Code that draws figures
--------------------

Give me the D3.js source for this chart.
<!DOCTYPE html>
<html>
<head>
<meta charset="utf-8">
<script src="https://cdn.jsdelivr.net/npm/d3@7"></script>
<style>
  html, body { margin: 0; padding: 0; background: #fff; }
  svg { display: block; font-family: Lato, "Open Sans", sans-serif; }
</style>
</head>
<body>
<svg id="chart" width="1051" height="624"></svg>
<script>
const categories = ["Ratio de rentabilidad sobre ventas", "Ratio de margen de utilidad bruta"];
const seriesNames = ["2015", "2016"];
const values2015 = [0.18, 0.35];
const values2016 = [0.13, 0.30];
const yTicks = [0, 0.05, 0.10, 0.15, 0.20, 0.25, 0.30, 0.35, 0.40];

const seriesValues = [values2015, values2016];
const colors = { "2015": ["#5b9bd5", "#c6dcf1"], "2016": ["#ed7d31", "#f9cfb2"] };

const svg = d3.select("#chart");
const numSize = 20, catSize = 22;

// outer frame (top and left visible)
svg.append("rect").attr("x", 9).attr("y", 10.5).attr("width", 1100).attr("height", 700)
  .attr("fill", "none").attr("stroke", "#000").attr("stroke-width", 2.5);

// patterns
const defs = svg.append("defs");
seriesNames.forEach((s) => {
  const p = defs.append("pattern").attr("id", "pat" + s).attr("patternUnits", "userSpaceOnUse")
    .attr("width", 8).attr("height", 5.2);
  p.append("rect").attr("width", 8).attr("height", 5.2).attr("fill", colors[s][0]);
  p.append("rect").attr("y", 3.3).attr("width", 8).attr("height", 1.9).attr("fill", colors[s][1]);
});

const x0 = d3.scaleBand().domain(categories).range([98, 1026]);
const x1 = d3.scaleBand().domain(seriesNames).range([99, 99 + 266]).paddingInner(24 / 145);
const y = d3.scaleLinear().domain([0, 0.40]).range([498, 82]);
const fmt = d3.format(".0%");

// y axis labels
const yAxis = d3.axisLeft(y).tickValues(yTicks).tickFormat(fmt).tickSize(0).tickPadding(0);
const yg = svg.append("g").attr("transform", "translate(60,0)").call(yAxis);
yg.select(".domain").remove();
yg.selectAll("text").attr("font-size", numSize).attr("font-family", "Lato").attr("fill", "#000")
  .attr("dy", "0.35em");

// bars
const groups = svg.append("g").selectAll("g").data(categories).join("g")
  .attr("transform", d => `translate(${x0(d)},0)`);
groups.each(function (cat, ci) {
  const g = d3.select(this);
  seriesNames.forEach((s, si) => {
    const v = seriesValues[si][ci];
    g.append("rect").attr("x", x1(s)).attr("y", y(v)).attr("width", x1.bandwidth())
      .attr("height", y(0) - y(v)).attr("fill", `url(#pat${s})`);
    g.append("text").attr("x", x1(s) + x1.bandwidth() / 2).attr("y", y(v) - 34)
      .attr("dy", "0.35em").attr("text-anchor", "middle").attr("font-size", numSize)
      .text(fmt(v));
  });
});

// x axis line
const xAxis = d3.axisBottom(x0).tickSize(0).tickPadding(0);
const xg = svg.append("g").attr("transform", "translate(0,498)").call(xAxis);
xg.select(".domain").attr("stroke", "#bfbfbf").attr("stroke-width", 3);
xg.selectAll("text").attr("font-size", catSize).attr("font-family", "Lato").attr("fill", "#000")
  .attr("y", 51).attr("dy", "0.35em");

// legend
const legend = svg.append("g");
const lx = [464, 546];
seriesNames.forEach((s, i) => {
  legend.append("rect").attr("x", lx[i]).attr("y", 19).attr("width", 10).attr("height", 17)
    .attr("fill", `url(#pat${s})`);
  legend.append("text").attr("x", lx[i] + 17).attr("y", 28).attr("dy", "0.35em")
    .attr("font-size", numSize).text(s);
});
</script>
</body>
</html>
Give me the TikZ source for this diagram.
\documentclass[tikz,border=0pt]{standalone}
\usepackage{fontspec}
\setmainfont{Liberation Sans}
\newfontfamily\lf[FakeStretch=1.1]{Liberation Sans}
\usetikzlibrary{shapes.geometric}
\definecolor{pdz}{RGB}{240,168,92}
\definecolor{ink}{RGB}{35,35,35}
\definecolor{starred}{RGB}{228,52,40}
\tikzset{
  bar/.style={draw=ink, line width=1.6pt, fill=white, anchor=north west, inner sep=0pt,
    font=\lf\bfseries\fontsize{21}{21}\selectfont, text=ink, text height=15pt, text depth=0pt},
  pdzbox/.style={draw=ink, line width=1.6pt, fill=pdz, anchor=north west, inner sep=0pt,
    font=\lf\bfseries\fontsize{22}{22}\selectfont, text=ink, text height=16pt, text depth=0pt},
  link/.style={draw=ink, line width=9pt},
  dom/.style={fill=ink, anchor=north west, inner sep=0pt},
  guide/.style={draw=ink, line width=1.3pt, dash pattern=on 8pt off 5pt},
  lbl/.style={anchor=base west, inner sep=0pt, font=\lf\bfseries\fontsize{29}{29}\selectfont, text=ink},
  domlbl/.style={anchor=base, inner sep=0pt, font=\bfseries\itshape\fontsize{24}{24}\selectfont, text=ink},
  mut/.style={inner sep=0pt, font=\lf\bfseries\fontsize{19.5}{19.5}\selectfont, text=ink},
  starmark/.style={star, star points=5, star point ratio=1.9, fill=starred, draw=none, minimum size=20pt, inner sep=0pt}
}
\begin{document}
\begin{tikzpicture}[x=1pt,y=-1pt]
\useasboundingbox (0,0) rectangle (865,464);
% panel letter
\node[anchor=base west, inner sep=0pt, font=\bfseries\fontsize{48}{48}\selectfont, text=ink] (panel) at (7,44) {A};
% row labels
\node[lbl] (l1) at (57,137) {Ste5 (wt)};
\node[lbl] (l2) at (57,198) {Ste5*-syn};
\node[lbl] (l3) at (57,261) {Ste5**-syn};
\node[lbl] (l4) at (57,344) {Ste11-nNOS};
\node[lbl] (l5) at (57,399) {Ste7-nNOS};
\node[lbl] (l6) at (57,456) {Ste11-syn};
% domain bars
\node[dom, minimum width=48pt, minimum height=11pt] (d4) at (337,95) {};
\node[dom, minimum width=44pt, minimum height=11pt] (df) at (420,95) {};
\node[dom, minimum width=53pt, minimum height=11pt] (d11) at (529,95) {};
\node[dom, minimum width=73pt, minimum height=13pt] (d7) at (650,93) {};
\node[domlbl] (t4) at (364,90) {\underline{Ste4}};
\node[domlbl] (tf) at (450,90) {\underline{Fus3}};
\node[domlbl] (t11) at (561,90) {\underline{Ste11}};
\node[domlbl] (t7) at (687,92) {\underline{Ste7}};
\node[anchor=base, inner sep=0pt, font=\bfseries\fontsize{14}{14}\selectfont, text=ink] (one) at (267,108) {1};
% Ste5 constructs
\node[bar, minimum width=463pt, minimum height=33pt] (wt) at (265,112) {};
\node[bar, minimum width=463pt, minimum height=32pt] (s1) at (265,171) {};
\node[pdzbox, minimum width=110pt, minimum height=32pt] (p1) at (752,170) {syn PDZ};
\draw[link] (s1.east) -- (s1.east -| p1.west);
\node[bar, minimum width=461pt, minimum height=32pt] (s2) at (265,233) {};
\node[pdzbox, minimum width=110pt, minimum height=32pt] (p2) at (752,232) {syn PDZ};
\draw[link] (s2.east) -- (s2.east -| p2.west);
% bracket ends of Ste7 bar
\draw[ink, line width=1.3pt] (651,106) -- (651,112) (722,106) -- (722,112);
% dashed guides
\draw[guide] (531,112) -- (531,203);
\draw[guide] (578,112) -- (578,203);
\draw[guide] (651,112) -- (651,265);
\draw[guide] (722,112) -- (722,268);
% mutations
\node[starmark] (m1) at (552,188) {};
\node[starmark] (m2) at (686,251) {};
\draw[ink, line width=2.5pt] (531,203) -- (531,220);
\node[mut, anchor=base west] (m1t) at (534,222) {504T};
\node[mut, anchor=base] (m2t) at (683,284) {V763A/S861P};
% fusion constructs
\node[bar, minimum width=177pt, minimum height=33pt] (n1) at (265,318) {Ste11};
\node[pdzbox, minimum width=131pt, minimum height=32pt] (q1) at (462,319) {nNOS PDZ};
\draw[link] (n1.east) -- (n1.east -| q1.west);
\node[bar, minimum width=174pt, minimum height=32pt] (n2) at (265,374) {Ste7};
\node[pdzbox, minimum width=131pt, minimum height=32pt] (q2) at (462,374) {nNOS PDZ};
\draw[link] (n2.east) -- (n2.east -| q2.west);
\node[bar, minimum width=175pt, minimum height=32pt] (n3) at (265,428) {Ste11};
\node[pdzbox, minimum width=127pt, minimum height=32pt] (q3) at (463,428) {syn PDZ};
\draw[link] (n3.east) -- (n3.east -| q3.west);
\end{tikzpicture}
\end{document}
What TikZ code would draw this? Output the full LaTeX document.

--------------------

- [Requirements]: Find every line of the data that holds the string "this", then say how many there are and nothing else.

- [Solution below]: 4